What you have to do:
In the entries below, count every line containing "this". Return the number and nothing else.

Entries from a dataset:
'''

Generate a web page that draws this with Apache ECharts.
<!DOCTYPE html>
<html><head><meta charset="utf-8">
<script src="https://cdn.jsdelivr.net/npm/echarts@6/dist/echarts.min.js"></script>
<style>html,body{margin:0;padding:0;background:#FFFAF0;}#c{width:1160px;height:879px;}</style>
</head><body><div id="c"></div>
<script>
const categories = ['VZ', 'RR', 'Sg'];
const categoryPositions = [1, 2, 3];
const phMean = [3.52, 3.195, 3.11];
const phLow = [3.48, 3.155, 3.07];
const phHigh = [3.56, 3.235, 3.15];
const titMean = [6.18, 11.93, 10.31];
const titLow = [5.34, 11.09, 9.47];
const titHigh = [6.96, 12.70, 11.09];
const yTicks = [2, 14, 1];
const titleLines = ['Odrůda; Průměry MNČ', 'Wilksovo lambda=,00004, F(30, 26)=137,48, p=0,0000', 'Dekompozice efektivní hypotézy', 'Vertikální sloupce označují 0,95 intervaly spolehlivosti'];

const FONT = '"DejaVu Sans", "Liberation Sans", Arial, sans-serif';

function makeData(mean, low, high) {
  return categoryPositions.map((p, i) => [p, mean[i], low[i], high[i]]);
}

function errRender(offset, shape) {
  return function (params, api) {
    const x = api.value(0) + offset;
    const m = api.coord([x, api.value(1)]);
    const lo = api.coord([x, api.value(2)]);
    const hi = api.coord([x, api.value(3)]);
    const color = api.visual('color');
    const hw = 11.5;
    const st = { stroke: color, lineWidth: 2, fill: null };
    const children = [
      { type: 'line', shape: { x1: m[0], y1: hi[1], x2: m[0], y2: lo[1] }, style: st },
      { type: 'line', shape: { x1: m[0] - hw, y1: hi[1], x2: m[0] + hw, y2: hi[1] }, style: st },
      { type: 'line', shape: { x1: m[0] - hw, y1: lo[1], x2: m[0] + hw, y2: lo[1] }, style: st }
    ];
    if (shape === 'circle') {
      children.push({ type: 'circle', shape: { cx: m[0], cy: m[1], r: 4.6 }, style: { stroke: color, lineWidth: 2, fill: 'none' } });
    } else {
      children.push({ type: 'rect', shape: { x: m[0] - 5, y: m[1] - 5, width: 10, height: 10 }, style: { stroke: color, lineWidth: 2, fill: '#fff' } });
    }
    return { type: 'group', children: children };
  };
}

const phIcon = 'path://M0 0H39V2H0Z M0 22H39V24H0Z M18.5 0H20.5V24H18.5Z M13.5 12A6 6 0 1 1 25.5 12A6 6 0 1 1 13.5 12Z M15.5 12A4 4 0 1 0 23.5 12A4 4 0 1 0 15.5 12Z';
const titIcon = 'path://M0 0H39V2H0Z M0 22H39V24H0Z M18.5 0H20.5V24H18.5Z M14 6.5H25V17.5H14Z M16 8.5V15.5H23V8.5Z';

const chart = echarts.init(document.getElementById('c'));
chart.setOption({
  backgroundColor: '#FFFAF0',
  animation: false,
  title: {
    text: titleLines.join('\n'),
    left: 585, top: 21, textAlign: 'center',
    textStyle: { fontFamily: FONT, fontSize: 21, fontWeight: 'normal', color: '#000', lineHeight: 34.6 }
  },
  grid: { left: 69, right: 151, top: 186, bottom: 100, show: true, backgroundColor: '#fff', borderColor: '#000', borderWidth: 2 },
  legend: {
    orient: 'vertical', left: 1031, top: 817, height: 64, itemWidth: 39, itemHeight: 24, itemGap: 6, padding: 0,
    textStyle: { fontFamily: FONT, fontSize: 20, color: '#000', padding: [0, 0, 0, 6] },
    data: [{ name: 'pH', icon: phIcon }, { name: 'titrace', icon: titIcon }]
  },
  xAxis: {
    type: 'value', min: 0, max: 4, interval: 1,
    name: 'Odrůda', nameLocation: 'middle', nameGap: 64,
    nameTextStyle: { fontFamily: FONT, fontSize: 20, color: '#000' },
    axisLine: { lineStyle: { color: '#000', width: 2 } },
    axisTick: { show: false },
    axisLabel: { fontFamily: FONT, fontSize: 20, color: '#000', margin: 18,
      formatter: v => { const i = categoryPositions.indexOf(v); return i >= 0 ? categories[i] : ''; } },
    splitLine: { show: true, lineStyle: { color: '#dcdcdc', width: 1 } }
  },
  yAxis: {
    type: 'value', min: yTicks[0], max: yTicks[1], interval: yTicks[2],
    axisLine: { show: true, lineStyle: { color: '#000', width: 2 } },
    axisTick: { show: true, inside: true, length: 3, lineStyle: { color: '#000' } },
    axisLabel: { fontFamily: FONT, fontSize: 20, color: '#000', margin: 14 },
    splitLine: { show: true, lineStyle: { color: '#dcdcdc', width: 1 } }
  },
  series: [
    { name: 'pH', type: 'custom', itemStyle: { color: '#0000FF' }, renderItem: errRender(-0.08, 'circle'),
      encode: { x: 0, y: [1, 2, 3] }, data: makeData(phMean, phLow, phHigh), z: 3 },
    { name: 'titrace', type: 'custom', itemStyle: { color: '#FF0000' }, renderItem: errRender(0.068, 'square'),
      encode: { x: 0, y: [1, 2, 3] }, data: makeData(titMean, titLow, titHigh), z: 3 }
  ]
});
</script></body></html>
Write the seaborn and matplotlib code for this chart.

'''

Finished exercise:
2